I long for a real gun. I want to shoot the person who put the hole in my belly. I look down the gun’s sight and press the trigger. I could hit Mahmud right between the eyes if I had a bullet. I feel a shiver running over my shoulder blades and up my neck. My body shakes itself, suddenly, violently. I want to be a sniper. The sniper gets to kill people from the safety of his little nest. I want to be the killer, not the loser scurrying like a hunted rabbit through the city streets waiting for the sting of the bullet against the side of his head.

We talked once on the phone with Papa and Dušan after they left, then nothing. They sounded far away, even though they’re just a few miles from our apartment. Every day we wait for news. Every day, Mama plays the piano for them. It sends out life energy, she says to me, it’ll help protect them from harm. That’s obviously not true but it makes her feel better.

In our war games, no one wants to be the Chetniks, but I volunteer, I don’t care. When we play, the Chetniks always lose, which means I get beaten up. When I feel the boys’ fingers
in my hair, their knuckles against my ears, I relax a little, the worst has come. The blood in my mouth tastes like the ocean, and I’m with Papa and Dušan in a trench somewhere, because maybe they’ve also tasted blood, no matter how hard Mama plays. After they’re finished thrashing me, the boys are always in a good mood, it’s a law of human nature when victory has been claimed.

Mama leaves us with Baka when she goes out to play or teach.
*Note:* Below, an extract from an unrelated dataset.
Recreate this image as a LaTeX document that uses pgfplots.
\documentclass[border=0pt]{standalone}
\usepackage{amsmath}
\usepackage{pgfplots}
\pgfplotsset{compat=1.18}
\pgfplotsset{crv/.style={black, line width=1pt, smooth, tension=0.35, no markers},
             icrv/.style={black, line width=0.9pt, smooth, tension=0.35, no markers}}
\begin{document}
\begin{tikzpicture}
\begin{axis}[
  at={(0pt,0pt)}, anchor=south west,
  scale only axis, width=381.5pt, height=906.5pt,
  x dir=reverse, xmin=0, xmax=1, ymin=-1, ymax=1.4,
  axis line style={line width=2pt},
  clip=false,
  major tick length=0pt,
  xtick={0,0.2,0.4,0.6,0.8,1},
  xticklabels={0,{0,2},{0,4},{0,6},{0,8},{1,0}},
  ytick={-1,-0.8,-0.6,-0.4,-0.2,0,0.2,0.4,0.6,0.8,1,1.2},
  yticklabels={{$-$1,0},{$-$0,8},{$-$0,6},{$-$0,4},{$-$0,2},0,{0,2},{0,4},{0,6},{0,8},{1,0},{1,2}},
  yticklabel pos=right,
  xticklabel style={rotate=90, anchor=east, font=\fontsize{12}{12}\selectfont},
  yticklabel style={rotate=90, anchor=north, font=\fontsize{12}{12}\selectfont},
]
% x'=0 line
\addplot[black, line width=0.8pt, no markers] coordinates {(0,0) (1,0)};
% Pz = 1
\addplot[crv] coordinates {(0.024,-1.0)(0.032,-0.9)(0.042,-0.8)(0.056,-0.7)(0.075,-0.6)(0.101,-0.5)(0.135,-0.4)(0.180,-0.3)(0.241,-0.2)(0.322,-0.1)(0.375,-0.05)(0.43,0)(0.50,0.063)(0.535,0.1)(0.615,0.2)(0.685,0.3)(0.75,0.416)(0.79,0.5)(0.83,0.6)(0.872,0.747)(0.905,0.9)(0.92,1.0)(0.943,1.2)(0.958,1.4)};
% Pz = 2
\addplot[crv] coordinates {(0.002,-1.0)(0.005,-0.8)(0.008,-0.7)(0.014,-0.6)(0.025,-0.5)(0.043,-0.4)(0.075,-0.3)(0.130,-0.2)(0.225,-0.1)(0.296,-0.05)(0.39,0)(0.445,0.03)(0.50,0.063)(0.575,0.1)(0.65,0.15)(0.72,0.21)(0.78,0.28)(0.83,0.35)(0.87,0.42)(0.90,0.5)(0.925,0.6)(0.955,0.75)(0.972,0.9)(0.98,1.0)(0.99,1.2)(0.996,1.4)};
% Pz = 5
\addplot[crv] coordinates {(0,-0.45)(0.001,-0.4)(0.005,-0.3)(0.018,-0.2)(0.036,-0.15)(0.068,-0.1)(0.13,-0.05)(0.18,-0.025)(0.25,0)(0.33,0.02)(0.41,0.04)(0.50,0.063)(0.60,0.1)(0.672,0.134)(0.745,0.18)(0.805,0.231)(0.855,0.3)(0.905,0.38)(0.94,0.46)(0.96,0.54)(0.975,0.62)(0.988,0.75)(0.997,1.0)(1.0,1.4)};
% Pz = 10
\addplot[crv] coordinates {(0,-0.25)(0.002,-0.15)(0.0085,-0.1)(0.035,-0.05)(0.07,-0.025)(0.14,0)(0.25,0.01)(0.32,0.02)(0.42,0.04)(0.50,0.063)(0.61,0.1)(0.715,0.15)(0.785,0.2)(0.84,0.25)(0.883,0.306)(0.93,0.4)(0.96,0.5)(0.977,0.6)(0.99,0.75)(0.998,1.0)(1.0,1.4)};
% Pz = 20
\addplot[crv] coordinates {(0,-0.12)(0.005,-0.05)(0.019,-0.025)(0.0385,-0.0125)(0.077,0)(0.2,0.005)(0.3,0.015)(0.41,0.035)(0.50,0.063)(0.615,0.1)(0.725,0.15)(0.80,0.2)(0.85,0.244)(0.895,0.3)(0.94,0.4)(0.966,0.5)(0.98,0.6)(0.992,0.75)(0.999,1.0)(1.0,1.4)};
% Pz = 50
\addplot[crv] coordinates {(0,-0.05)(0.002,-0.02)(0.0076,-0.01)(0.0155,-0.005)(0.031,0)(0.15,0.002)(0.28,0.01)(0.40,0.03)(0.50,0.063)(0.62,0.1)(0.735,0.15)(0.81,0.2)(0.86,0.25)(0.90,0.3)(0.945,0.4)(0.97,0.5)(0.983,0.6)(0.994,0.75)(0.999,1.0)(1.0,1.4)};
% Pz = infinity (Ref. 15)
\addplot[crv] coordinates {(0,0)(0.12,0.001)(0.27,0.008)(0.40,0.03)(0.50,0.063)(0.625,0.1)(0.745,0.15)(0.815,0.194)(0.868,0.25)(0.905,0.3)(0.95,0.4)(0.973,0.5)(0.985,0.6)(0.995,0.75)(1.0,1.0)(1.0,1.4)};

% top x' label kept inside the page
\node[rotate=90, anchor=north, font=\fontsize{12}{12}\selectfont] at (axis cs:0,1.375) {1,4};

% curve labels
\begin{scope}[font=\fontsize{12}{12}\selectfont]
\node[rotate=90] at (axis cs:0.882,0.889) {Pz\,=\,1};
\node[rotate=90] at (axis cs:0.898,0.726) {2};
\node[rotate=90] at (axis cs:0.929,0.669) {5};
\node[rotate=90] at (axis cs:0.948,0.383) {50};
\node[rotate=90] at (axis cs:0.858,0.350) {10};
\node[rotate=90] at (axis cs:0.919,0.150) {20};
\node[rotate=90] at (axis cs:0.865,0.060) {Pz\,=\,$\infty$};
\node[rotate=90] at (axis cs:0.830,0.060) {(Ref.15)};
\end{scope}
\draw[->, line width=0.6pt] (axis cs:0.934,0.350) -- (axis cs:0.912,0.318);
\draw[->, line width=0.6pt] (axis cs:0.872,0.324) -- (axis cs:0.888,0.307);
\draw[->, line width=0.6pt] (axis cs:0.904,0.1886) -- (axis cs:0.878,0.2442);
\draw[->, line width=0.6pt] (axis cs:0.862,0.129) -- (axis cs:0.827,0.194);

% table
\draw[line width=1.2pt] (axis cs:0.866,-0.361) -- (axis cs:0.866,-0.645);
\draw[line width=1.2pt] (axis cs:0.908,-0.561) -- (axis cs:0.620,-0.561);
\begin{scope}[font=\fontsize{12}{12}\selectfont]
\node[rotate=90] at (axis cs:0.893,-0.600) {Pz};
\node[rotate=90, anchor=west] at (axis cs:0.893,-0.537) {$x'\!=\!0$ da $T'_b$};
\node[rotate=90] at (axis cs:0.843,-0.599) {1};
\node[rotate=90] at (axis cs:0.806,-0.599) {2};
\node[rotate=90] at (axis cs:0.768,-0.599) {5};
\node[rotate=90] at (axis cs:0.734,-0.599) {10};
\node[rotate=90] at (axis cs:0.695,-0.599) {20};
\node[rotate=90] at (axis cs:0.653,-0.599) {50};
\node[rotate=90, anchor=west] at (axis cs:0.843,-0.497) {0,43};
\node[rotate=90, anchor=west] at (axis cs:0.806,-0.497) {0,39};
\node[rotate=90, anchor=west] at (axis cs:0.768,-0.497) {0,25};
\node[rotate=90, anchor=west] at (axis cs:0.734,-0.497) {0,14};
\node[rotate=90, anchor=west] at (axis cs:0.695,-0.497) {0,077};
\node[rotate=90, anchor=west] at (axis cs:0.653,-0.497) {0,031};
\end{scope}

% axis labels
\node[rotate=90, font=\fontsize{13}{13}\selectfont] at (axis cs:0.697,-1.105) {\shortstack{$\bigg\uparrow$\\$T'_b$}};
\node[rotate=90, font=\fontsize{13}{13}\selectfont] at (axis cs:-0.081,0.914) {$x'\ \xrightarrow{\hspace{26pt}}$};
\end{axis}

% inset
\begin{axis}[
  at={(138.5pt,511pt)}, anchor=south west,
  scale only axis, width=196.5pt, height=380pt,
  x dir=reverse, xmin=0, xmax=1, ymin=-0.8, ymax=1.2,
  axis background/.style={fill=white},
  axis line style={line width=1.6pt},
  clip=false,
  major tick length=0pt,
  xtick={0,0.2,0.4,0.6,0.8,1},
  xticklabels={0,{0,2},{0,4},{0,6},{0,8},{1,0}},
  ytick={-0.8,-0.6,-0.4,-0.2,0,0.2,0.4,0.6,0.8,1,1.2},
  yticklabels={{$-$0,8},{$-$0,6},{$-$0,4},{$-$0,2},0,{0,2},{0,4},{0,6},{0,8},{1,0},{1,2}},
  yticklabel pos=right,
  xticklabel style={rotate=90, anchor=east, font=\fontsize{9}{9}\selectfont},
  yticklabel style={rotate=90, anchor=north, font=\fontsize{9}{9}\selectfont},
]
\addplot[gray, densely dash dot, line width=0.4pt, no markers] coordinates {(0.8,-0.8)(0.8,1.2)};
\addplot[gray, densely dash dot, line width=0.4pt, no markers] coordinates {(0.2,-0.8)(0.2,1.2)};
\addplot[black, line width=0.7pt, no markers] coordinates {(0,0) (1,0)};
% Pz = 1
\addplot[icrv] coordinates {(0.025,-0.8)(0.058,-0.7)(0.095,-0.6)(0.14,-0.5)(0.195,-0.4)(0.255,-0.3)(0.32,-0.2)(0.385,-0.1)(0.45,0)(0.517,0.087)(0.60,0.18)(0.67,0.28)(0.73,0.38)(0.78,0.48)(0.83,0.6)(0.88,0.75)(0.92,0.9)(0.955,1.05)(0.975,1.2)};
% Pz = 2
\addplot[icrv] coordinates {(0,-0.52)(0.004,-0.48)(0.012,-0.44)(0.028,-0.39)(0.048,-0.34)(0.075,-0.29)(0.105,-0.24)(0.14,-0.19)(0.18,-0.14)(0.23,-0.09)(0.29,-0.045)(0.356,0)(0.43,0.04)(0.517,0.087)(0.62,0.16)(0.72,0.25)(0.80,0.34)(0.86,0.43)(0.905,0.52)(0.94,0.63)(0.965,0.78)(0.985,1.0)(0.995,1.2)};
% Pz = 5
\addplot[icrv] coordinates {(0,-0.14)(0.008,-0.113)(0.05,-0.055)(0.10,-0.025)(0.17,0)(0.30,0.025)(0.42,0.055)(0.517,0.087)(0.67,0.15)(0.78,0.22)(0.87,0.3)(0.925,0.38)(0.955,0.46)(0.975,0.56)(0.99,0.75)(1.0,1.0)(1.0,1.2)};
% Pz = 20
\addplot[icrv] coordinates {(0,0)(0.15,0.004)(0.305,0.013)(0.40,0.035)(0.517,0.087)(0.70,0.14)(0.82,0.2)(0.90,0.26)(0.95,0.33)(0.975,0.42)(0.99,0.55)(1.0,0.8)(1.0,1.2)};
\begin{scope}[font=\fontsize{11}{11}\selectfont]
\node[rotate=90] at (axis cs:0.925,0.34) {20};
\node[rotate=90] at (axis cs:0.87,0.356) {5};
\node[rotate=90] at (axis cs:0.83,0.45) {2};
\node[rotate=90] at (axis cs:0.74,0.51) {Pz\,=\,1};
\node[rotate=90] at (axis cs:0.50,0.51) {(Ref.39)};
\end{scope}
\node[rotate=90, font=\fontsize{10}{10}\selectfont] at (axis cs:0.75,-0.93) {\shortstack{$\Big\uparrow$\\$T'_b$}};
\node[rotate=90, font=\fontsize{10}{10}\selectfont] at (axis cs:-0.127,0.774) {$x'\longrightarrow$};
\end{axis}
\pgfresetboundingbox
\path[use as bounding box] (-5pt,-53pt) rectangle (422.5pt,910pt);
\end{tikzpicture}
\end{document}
She’s out every day, even though it’s dangerous, even though she vomits in the toilet before she leaves. I know, I can hear everything through the bathroom door. Lots of people want her to accompany them, ensembles, soloists, dancers, actors in their plays. And she’s doing it, because she can’t travel to give her concerts, she can’t be a star on the stage. We’re making music as an act of resistance, she says, all of us together, that’s what Papa wants me to do, he’ll be proud. And in between she hunts for food like a beggar on the street, like a hunter in the forest, like a scavenging animal, going to all the places where food could be, lining up, waiting and seeing.
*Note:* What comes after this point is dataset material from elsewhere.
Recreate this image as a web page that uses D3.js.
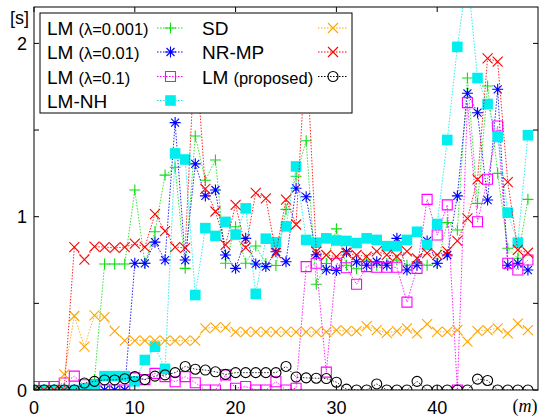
<!DOCTYPE html>
<html><head><meta charset="utf-8">
<script src="https://cdn.jsdelivr.net/npm/d3@7"></script>
<style>
html,body{margin:0;padding:0;background:#fff;}
svg{display:block;font-family:"Liberation Sans",Arial,sans-serif;}
</style></head>
<body>
<svg id="c" width="539" height="419"></svg>
<script>
// ---- data ----
const mValues = d3.range(0, 50);
const xTicks = [0, 10, 20, 30, 40];
const yTicks = [0, 0.5, 1, 1.5, 2];
const yTickLabels = ["0", "", "1", "", "2"];

const lm0001 = [0,0,0,0,0,0,0.06,0.727,0.727,0.727,1.154,0.731,0.913,1.24,1.285,0.702,1.466,1.21,1.327,0.731,
  0.942,0.731,0.831,0.73,0.718,1.042,1.233,1.438,0.61,0.73,0.93,0.72,0.7,0.75,0.72,0.73,0.75,0.72,0.74,0.72,
  0.73,0.966,0.923,1.8,1.077,1.754,1.25,0.818,0.76,1.1];
const lm001 = [0,0,0,0,0,0,0,0,0,0,0.731,0.731,0.853,0.75,1.543,0.75,1.305,1.12,1.154,0.779,
  0.702,0.875,0.727,0.712,0.798,0.74,1.164,1.115,0.78,0.694,0.69,0.798,0.74,0.72,0.74,0.72,0.875,0.692,0.72,0.86,
  0.731,0.779,1.12,1.712,1.6,1.096,1.735,0.72,0.731,0.692];
const lm01 = [0.02,0.02,0.02,0.04,0.08,0.03,0,0,0,0,0.07,0.06,0.096,0.077,0.048,0.077,0.042,0,0,0.087,
  0.01,0.02,0,0,0.048,0,0.01,0.712,0.731,0.103,0.731,0.705,0.61,0.712,0.708,0.708,0.708,0.507,0.702,1.1,
  0.894,1.068,0,1.658,0.971,1.216,1.523,0.731,0.692,0.75];
const lmNH = [0,0,0,0,0,0.01,0.03,0.08,0.08,0.08,0.05,0.173,0.25,0.122,1.365,1.33,0.548,0.934,0.889,0.97,
  0.897,1.048,0.555,0.873,0.852,0.944,1.29,0.866,0.85,0.875,0.863,0.86,0.848,0.875,0.866,0.83,0.83,0.866,0.913,0.837,
  0.958,1.443,1.98,2.4,1.8,1.65,1.46,1.023,0.85,1.47];
const sd = [0,0,0,0.09,0.427,0.25,0.43,0.42,0.34,0.285,0.285,0.285,0.285,0.285,0.285,0.285,0.285,0.356,0.362,0.362,
  0.335,0.335,0.335,0.335,0.335,0.335,0.335,0.335,0.335,0.335,0.346,0.34,0.34,0.369,0.346,0.33,0.34,0.356,0.327,0.38,
  0.336,0.336,0.346,0.279,0.34,0.346,0.356,0.327,0.383,0.346];
const nrmp = [0,0,0,0,0.825,0.752,0.827,0.825,0.82,0.825,0.844,0.825,1.015,0.917,0.825,0.82,2.0,1.16,1.03,0.837,
  1.068,0.822,1.137,1.106,0.79,1.098,0.955,2.0,0.798,0.779,0.769,0.79,0.779,0.77,0.8,0.78,0.77,0.8,0.76,0.79,
  0.78,0.8,0.861,0.99,1.215,1.914,1.895,1.2,0.808,0.792];
const lmProposed = [0,0,0,0,0,0.04,0.05,0.058,0.058,0.065,0.077,0.06,0.08,0.087,0.1,0.136,0.12,0.115,0.105,0.09,
  0.1,0.1,0.1,0.1,0.1,0.136,0.075,0.07,0.068,0.066,0.045,0.005,0,0,0.035,0,0,0,0.05,0,
  0,0,0,0,0.063,0.055,0,0,0,0];

const seriesNames = ["LM", "LM", "LM", "LM-NH", "SD", "NR-MP", "LM"];
const seriesSub = ["(λ=0.001)", "(λ=0.01)", "(λ=0.1)", "", "", "", "(proposed)"];
const seriesColors = ["#11dd11", "#0000ff", "#ff00ff", "#00eeee", "#ffa500", "#ff0000", "#000000"];
const seriesMarkers = ["plus", "star", "square", "fsquare", "cross", "cross", "circle"];
const seriesData = [lm0001, lm001, lm01, lmNH, sd, nrmp, lmProposed];

// ---- drawing ----
const svg = d3.select("#c");
const L = 34, R = 538, T = 7, B = 390;
const x = d3.scaleLinear().domain([0, 50]).range([L, R]);
const y = d3.scaleLinear().domain([0, 2.21]).range([B, T]);

svg.append("defs").append("clipPath").attr("id", "clip")
  .append("rect").attr("x", L).attr("y", T).attr("width", R - L).attr("height", B - T);

function markerPath(type) {
  switch (type) {
    case "plus": return "M-5.5,0H5.5M0,-5.5V5.5";
    case "cross": return "M-5,-5L5,5M-5,5L5,-5";
    case "star": return "M-5.5,0H5.5M0,-5.5V5.5M-4,-4L4,4M-4,4L4,-4";
    case "square": return "M-5,-5H5V5H-5Z";
    case "fsquare": return "M-5.3,-5.3H5.3V5.3H-5.3Z";
    case "circle": return "M5,0A5,5 0 1,1 -5,0A5,5 0 1,1 5,0Z";
  }
}
function drawMarker(g, type, color, cx, cy) {
  const p = g.append("path").attr("d", markerPath(type)).attr("transform", `translate(${cx},${cy})`);
  if (type === "fsquare") p.attr("fill", color).attr("stroke", "none");
  else p.attr("fill", "none").attr("stroke", color).attr("stroke-width", 1.1);
}

const plot = svg.append("g").attr("clip-path", "url(#clip)");

seriesData.forEach((vals, i) => {
  const line = d3.line().x((d, j) => x(mValues[j])).y(d => y(d));
  plot.append("path").datum(vals).attr("d", line)
    .attr("fill", "none").attr("stroke", seriesColors[i]).attr("stroke-width", 1)
    .attr("stroke-dasharray", "1.5,1.5").attr("opacity", 0.85);
  const g = plot.append("g");
  vals.forEach((v, j) => drawMarker(g, seriesMarkers[i], seriesColors[i], x(mValues[j]), y(v)));
});

// axes frame + ticks
const ax = svg.append("g");
ax.append("rect").attr("x", L).attr("y", T).attr("width", R - L).attr("height", B - T)
  .attr("fill", "none").attr("stroke", "#000").attr("stroke-width", 1);
xTicks.forEach(t => {
  ax.append("line").attr("x1", x(t)).attr("x2", x(t)).attr("y1", B).attr("y2", B - 5).attr("stroke", "#000");
  ax.append("line").attr("x1", x(t)).attr("x2", x(t)).attr("y1", T).attr("y2", T + 5).attr("stroke", "#000");
  ax.append("text").attr("x", x(t)).attr("y", 414).attr("text-anchor", "middle")
    .attr("font-size", 18).text(t);
});
yTicks.forEach((t, i) => {
  ax.append("line").attr("x1", L).attr("x2", L + 5).attr("y1", y(t)).attr("y2", y(t)).attr("stroke", "#000");
  ax.append("line").attr("x1", R).attr("x2", R - 5).attr("y1", y(t)).attr("y2", y(t)).attr("stroke", "#000");
  if (yTickLabels[i]) ax.append("text").attr("x", 27).attr("y", y(t) + 6.5).attr("text-anchor", "end")
    .attr("font-size", 18).text(yTickLabels[i]);
});
ax.append("text").attr("x", 10).attr("y", 24).attr("font-size", 18).text("[s]");
ax.append("text").attr("x", 525).attr("y", 412).attr("text-anchor", "middle")
  .attr("font-family", "'Liberation Serif','DejaVu Serif',serif").attr("font-size", 18)
  .html('(<tspan font-style="italic">m</tspan>)');

// legend
const lg = svg.append("g");
lg.append("rect").attr("x", 40).attr("y", 13).attr("width", 312).attr("height", 100)
  .attr("fill", "#fff").attr("stroke", "#000").attr("stroke-width", 1);
const rowY = [28, 52, 76.5, 100.5];
seriesData.forEach((vals, i) => {
  const col = i < 4 ? 0 : 1;
  const row = i < 4 ? i : i - 4;
  const tx = col === 0 ? 47 : 202;
  const lx1 = col === 0 ? 157 : 318, lx2 = col === 0 ? 184 : 348;
  const cy = rowY[row];
  const t = lg.append("text").attr("x", tx).attr("y", cy + 7).attr("font-size", 19);
  t.append("tspan").text(seriesNames[i]);
  if (seriesSub[i]) t.append("tspan").attr("font-size", 16.5).attr("dx", 5).text(seriesSub[i]);
  lg.append("line").attr("x1", lx1).attr("x2", lx2).attr("y1", cy).attr("y2", cy)
    .attr("stroke", seriesColors[i]).attr("stroke-dasharray", "1.5,1.5").attr("stroke-width", 1);
  drawMarker(lg, seriesMarkers[i], seriesColors[i], (lx1 + lx2) / 2, cy);
});
</script>
</body></html>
Sometimes Mama asks me where I went that night on the other side of the river. And what happened when I got there. But I can’t remember anything, except stepping out the door and how nice it was to walk across the square of ragged grass and feel the breeze, to smell it, how loud it was and the streaks of light in the sky, the fiery water. How I ran and ran. And something about men’s shiny red faces, their drunk breath and loud shouting voices. And some girls were there too, they were screaming, crying, moaning, but maybe that’s all part of a nightmare, the men standing over those girls, holding them down, banging into them like crazed, frenzied zombies, grunting, swearing, and twitching like they were being electrocuted.
Baka asks me too. She says, you don’t have to have secrets from me, you know that, Jevrem, you and me, we’re friends. I know everything that happens in a war so you don’t have to protect my feelings. But I still can’t remember anything, except for the feel of the cool night air on my face and the sound of things shattering close by, the stench of things burning, those sweaty men, those wailing girls, their straining, grimacing faces, the pain in my belly, the room with no walls, lying there waiting, the three huge medics coming to get me, how they looked sad and angry when they saw me, how cold my feet were. I remember those things, or maybe I’ve created them in my mind when I daydream, those visions that start out happy and end up all twisted and weird, overrun by savage wolves and dead ends, places I’ve run to but can’t get out of, like a jail. So I say nothing to either of them.